** Start of MATERIAL SUPPLIED **

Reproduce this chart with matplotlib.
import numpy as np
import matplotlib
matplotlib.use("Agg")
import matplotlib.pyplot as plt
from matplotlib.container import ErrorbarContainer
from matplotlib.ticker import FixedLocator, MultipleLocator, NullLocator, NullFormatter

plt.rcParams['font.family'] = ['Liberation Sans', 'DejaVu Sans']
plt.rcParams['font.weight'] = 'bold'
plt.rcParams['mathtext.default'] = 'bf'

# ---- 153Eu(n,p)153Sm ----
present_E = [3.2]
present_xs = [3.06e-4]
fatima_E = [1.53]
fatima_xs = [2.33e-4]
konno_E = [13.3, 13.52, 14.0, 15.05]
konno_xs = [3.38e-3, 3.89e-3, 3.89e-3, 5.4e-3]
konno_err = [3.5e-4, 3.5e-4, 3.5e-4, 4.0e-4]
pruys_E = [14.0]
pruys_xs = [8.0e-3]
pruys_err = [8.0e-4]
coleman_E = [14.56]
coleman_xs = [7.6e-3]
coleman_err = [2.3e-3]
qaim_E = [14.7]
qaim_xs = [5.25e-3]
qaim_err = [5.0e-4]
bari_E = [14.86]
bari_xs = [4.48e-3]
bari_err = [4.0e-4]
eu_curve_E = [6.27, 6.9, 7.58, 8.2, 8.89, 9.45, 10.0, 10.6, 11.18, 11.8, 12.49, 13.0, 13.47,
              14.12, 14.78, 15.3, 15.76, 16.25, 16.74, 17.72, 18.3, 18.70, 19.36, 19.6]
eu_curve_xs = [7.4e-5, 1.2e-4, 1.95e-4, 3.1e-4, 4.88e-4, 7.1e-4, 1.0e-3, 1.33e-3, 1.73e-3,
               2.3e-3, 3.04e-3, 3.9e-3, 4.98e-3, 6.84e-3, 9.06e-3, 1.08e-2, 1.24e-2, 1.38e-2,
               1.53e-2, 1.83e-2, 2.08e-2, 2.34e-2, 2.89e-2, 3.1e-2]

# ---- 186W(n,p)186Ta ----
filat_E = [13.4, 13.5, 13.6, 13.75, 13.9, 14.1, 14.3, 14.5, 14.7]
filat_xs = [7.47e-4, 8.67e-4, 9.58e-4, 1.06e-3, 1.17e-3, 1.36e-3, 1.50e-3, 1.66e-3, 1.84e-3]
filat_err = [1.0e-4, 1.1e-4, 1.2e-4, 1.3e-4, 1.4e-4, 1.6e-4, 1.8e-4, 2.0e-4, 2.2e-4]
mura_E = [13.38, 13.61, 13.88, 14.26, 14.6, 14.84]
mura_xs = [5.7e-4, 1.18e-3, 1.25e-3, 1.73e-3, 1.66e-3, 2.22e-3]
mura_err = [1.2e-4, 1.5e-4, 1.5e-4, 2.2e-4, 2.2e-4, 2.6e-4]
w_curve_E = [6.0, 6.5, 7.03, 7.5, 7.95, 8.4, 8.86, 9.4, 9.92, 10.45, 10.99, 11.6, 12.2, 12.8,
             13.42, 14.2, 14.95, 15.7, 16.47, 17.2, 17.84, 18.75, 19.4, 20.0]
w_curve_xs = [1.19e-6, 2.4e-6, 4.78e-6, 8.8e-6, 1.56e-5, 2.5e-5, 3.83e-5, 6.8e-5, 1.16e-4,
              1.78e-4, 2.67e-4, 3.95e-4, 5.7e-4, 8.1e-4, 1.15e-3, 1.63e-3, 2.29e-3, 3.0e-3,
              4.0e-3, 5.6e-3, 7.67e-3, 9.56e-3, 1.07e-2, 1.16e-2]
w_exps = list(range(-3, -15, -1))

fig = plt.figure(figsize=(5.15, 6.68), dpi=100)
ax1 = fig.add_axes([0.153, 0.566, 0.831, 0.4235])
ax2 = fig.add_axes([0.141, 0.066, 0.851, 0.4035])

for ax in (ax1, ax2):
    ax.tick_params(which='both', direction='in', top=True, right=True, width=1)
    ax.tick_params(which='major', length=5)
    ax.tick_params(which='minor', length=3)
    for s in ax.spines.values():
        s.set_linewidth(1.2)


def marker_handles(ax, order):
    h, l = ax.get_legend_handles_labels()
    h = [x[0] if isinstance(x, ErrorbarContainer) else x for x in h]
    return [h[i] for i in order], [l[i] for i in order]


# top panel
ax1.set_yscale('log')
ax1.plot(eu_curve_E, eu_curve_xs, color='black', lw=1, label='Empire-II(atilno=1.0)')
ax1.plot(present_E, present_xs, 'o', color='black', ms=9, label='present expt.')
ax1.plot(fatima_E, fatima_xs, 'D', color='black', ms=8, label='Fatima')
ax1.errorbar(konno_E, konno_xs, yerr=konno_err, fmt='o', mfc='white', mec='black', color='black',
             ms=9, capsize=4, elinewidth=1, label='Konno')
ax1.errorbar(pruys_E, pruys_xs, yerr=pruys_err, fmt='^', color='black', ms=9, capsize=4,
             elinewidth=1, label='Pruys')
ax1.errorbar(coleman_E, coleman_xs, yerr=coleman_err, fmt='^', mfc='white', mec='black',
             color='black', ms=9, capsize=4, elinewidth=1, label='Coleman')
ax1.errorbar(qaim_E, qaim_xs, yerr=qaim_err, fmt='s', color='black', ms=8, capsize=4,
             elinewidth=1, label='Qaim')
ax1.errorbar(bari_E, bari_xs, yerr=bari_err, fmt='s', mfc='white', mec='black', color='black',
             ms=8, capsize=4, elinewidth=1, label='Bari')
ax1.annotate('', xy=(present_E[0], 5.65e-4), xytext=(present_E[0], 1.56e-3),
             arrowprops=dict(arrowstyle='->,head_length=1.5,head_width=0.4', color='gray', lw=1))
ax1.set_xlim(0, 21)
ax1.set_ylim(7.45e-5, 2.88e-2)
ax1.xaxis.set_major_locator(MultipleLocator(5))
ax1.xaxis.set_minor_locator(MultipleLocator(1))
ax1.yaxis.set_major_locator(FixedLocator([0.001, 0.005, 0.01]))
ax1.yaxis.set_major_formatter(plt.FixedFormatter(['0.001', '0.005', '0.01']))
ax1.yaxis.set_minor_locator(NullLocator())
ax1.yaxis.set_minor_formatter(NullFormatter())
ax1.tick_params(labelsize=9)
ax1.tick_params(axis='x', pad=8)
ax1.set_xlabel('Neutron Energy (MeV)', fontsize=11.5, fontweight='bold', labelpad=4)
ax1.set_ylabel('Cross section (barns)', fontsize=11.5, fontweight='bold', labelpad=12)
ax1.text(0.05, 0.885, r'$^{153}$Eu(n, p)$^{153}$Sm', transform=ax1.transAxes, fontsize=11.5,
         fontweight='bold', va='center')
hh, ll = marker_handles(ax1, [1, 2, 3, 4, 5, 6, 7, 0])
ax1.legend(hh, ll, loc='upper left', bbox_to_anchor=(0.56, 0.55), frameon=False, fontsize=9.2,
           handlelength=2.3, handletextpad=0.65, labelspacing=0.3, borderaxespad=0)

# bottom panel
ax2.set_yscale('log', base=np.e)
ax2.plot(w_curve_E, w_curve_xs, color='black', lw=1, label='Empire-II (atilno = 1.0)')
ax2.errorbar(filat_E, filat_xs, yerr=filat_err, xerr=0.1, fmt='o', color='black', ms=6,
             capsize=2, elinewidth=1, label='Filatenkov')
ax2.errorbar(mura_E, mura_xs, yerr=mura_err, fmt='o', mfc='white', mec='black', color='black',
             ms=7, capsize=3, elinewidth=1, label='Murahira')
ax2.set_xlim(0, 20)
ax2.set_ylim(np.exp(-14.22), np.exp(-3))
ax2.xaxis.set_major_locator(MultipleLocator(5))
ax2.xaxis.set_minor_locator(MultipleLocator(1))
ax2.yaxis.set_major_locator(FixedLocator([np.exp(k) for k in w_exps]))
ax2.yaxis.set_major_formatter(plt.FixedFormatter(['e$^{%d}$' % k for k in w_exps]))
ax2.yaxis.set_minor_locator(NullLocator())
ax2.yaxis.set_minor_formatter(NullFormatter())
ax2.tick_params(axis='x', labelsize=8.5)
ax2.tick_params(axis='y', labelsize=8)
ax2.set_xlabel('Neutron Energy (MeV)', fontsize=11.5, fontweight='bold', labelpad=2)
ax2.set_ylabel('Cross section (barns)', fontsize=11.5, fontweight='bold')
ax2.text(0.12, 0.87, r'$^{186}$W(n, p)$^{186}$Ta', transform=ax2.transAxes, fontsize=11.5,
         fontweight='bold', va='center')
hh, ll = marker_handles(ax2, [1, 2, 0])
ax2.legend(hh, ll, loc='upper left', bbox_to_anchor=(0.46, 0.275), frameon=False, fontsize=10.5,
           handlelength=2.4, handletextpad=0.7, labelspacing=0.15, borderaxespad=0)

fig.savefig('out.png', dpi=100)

** End of MATERIAL SUPPLIED **
** Start of MATERIAL SUPPLIED **

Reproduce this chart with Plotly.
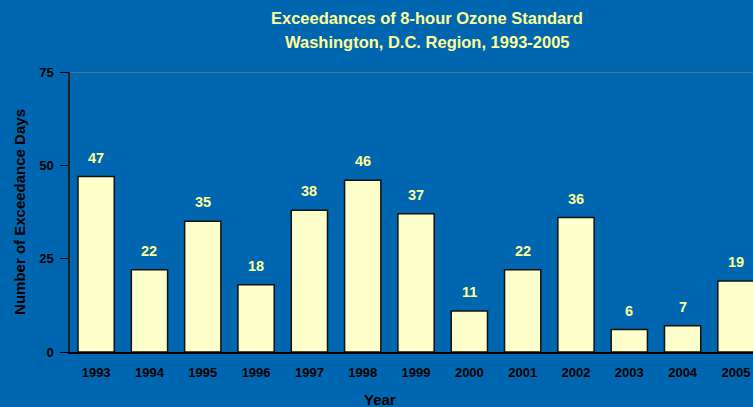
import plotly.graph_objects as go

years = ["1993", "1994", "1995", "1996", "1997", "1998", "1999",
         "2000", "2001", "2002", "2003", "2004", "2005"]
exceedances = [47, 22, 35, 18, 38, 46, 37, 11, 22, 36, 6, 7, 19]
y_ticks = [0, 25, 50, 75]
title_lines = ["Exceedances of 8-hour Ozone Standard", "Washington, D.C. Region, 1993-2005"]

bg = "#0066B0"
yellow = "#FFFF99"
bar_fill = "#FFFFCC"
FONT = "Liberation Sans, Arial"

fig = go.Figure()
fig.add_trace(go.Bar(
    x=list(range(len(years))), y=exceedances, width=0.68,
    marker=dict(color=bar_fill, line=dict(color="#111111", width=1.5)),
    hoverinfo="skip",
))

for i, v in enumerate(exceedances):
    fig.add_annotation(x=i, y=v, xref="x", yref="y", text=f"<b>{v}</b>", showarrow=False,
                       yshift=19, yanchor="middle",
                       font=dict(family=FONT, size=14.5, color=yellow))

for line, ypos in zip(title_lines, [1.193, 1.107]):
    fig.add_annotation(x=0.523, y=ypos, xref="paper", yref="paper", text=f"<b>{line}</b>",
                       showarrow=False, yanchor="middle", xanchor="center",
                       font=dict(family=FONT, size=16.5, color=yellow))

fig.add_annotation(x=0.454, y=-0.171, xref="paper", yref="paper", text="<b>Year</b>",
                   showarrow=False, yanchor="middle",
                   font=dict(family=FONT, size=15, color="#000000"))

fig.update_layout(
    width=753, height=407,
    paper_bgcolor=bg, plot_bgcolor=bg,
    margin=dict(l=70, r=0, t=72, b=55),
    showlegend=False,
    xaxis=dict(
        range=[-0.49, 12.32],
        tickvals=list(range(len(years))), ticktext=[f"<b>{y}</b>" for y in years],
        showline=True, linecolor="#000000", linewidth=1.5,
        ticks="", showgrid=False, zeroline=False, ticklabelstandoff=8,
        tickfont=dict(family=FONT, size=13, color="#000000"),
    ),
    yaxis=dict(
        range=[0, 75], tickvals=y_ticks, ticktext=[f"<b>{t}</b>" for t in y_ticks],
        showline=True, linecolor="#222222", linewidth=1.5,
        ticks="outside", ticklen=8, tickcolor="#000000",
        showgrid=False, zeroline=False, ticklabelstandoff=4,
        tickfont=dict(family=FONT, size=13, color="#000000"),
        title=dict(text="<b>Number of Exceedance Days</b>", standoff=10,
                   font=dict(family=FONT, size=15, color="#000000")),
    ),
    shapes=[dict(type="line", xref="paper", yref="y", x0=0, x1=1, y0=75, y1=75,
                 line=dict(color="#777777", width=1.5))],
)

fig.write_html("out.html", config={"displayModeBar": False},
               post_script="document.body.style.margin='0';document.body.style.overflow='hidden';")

** End of MATERIAL SUPPLIED **

[PROMPT]: Keep the pictures out, and extract only the lines that begin at the one containing "Reproduce this chart with Plotly." and end at the one containing "import plotly.graph_objects as go", inclusive.

[EXERCISE OUTPUT]:
Reproduce this chart with Plotly.
import plotly.graph_objects as go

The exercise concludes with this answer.